Israel’s ambassador to the UK has said this morning that the 2015 deal does not provide a mechanism to stop Iran building nuclear weapons.
Mark Regev told BBC Radio 4 that there was ‘no point in keeping a deal for the sake of keeping a deal.’
Trump hits out at John Kerry’s ‘possibly illegal’ efforts to save nuclear deal
President Trump hit out at Democratic politician John Kerry after the former Secretary of State reportedly met quietly with Iranian officials in a bid to save the deal.
Kerry, who served during Barack Obama’s second term, also met German President Frank-Walter Steinmeier and French President Emmanuel Macron, the Boston Globe reported.
‘The United States does not need John Kerry’s possibly illegal Shadow Diplomacy on the very badly negotiated Iran Deal,’ Trump wrote on Twitter.
The Logan Act makes it illegal for unauthorised civilians to conduct foreign policy with nations that are in the midst of a dispute with the United States, but it was last used to indict someone in 1852.
Iranian leader Rouhani says nuclear deal can continue without the US
President Hassan Rouhani said the nuclear deal could go ahead even if Trump pulls out, as long as the EU continues to support it.
He warned Trump that the US would regret a decision to leave the 2015 agreement, warning of a ‘fierce reaction’ against a withdrawal.
But President Rouhani said it may be possible for the deal to go ahead without US involvement if the EU can guarantee Iran the same benefits.

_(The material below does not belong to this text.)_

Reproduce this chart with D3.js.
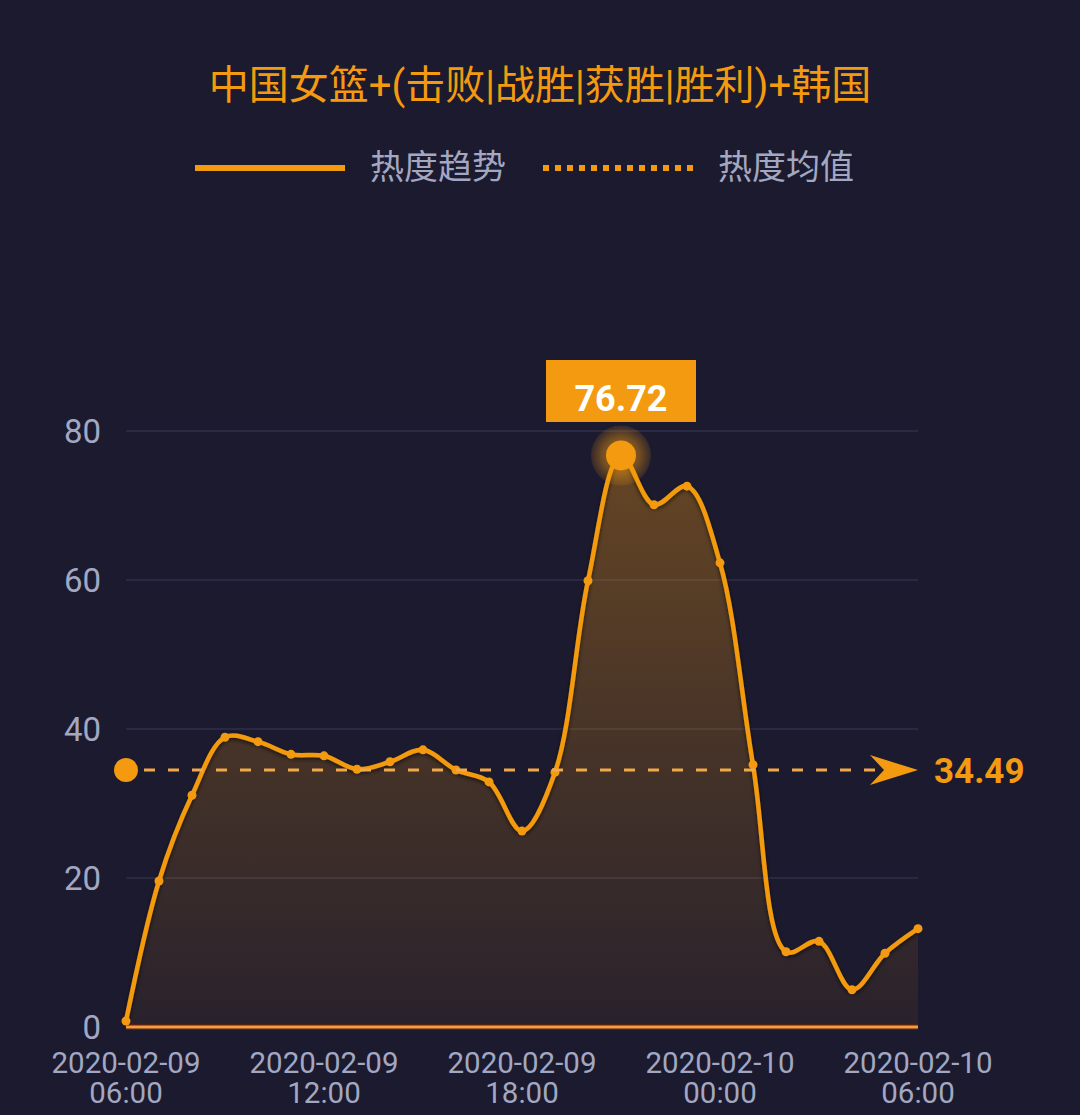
<!DOCTYPE html>
<html><head><meta charset="utf-8">
<script src="https://cdn.jsdelivr.net/npm/d3@7/dist/d3.min.js"></script>
<style>
html,body{margin:0;padding:0;background:#1c1a2e;}
#wrap{position:relative;width:1080px;height:1115px;}
svg{display:block;position:absolute;left:0;top:0;}
text{font-family:Roboto,"Noto Sans CJK SC",sans-serif;}
.xl{position:absolute;width:180px;margin-left:-90px;text-align:center;color:#a2a8c2;
  font-family:Roboto,sans-serif;font-size:29.5px;line-height:29.5px;white-space:pre;}
</style></head><body>
<div id="wrap"><svg id="chart" width="1080" height="1115"></svg></div>
<script>
const title = "中国女篮+(击败|战胜|获胜|胜利)+韩国";
const legendNames = ["热度趋势", "热度均值"];
const times = ["2020-02-09 06:00","2020-02-09 07:00","2020-02-09 08:00","2020-02-09 09:00","2020-02-09 10:00","2020-02-09 11:00","2020-02-09 12:00","2020-02-09 13:00","2020-02-09 14:00","2020-02-09 15:00","2020-02-09 16:00","2020-02-09 17:00","2020-02-09 18:00","2020-02-09 19:00","2020-02-09 20:00","2020-02-09 21:00","2020-02-09 22:00","2020-02-09 23:00","2020-02-10 00:00","2020-02-10 01:00","2020-02-10 02:00","2020-02-10 03:00","2020-02-10 04:00","2020-02-10 05:00","2020-02-10 06:00"];
const values = [0.8,19.6,31.1,38.9,38.3,36.6,36.4,34.6,35.6,37.2,34.5,32.9,26.3,34.2,59.9,76.72,70.1,72.6,62.3,35.2,10.1,11.5,5.0,9.9,13.2];
const yTicks = [0,20,40,60,80];
const xTickLabels = ["2020-02-09 06:00","2020-02-09 12:00","2020-02-09 18:00","2020-02-10 00:00","2020-02-10 06:00"];
const meanValue = 34.49;
const maxValue = 76.72;

const orange = "#f39a10";
const gray = "#a2a8c2";
const svg = d3.select("#chart");

const parse = d3.timeParse("%Y-%m-%d %H:%M");
const data = times.map((t,i)=>({t:parse(t), v:values[i]}));

const x = d3.scaleTime().domain([parse(times[0]), parse(times[times.length-1])]).range([126, 918]);
const y = d3.scaleLinear().domain([0,80]).range([1027, 431]);

// title
svg.append("text").attr("x",540).attr("y",99).attr("text-anchor","middle")
  .attr("fill",orange).attr("font-size",40).text(title);

// legend
svg.append("line").attr("x1",195).attr("x2",345).attr("y1",168).attr("y2",168)
  .attr("stroke",orange).attr("stroke-width",6);
svg.append("text").attr("x",370).attr("y",179).attr("fill",gray).attr("font-size",34).text(legendNames[0]);
svg.append("line").attr("x1",543).attr("x2",693).attr("y1",168).attr("y2",168)
  .attr("stroke",orange).attr("stroke-width",6).attr("stroke-dasharray","6,6");
svg.append("text").attr("x",718).attr("y",179).attr("fill",gray).attr("font-size",34).text(legendNames[1]);

// grid
svg.append("g").selectAll("line").data(yTicks.filter(d=>d>0)).join("line")
  .attr("x1",126).attr("x2",918).attr("y1",d=>y(d)).attr("y2",d=>y(d))
  .attr("stroke","#2b2942").attr("stroke-width",2);

// y labels
const yAxis = d3.axisLeft(y).tickValues(yTicks).tickSize(0).tickPadding(0);
const gy = svg.append("g").attr("transform","translate(101,0)").call(yAxis);
gy.select(".domain").remove();
gy.selectAll("text").attr("fill",gray).attr("font-size",33).attr("font-family","Roboto,sans-serif").attr("dy","0.35em");

// gradient
const defs = svg.append("defs");
const grad = defs.append("linearGradient").attr("id","ag").attr("x1",0).attr("y1",0).attr("x2",0).attr("y2",1);
grad.append("stop").attr("offset","0%").attr("stop-color","#f39a10").attr("stop-opacity",0.34);
grad.append("stop").attr("offset","100%").attr("stop-color","#f39a10").attr("stop-opacity",0.06);
const glow = defs.append("radialGradient").attr("id","glow");
glow.append("stop").attr("offset","0%").attr("stop-color","#f39a10").attr("stop-opacity",0.9);
glow.append("stop").attr("offset","60%").attr("stop-color","#f39a10").attr("stop-opacity",0.55);
glow.append("stop").attr("offset","100%").attr("stop-color","#f39a10").attr("stop-opacity",0.15);
const shadow = defs.append("filter").attr("id","sh").attr("x","-10%").attr("y","-10%").attr("width","120%").attr("height","120%");
shadow.append("feDropShadow").attr("dx",0).attr("dy",2).attr("stdDeviation",2).attr("flood-color","#000").attr("flood-opacity",0.6);

const curve = d3.curveCatmullRom.alpha(0.5);
const area = d3.area().x(d=>x(d.t)).y0(y(0)).y1(d=>y(d.v)).curve(curve);
const line = d3.line().x(d=>x(d.t)).y(d=>y(d.v)).curve(curve);

svg.append("path").datum(data).attr("d",area).attr("fill","url(#ag)");

// x axis line
svg.append("line").attr("x1",126).attr("x2",918).attr("y1",y(0)).attr("y2",y(0))
  .attr("stroke","#5a1e10").attr("stroke-width",6);
svg.append("line").attr("x1",126).attr("x2",918).attr("y1",y(0)).attr("y2",y(0))
  .attr("stroke","#f0a040").attr("stroke-width",3);

// x labels (HTML, two lines each)
d3.select("#wrap").selectAll("div.xl").data(xTickLabels).join("div")
  .attr("class","xl")
  .style("left",d=>x(parse(d))+"px")
  .style("top","1049px")
  .text(d=>d.replace(" ","\n"));

// line
svg.append("path").datum(data).attr("d",line).attr("fill","none")
  .attr("stroke",orange).attr("stroke-width",4.5).attr("filter","url(#sh)");
svg.append("g").selectAll("circle").data(data).join("circle")
  .attr("cx",d=>x(d.t)).attr("cy",d=>y(d.v)).attr("r",4.5).attr("fill",orange);

// mean line
const my = y(meanValue);
svg.append("line").attr("x1",144).attr("x2",885).attr("y1",my).attr("y2",my)
  .attr("stroke","#f0a84a").attr("stroke-width",3).attr("stroke-dasharray","11,13");
svg.append("circle").attr("cx",126).attr("cy",my).attr("r",12).attr("fill",orange);
svg.append("path").attr("d",`M${918},${my} L${870},${my-15} L${884},${my} L${870},${my+15} Z`).attr("fill",orange);
svg.append("text").attr("x",934).attr("y",my).attr("dy","0.36em").attr("fill",orange)
  .attr("font-size",35).attr("font-weight","bold").text(meanValue.toFixed(2));

// max point
const maxD = data.find(d=>d.v===maxValue);
const mx = x(maxD.t), myy = y(maxD.v);
svg.append("circle").attr("cx",mx).attr("cy",myy).attr("r",30).attr("fill","url(#glow)").attr("opacity",0.75);
svg.append("circle").attr("cx",mx).attr("cy",myy).attr("r",15).attr("fill",orange);
svg.append("rect").attr("x",mx-75).attr("y",360).attr("width",150).attr("height",62).attr("fill",orange);
svg.append("text").attr("x",mx).attr("y",398).attr("dy","0.35em").attr("text-anchor","middle").attr("fill","#fff")
  .attr("font-size",36).attr("font-weight","bold").text(maxValue.toFixed(2));
</script></body></html>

‘What we want for the deal is that it’s preserved and guaranteed by the non-Americans,’ Rouhani said.
Boris Johnson tells Trump there is ‘no Plan B’ if existing deal fails
UK Foreign Secretary Boris Johnson urged Trump to be ‘realistic’ about what can be done to curb Iran’s nuclear ambitions.
Speaking on a visit to Washington, he pleaded with Trump to recognise there was no acceptable ‘Plan B’ to the existing deal with Tehran.
Appearing on Fox & Friends, known to be one of the President’s favourite TV shows, Mr Johnson appealed for the US not to throw the ‘baby out with the bathwater’.
Trump will announce decision on Iran nuclear deal ‘within hours’
President Donald Trump says he will be announcing his decision on the Iran nuclear deal on Tuesday at the White House.
The president is expected to say in remarks that he’s pulling the U.S. out of the 2015 agreement he inherited from the previous administration.
Aside from complaining about it consistently during his campaign, Trump harangued it as a ‘very badly negotiated’ agreement in a tweet today that took aim at the secretary of state who helped to broker it.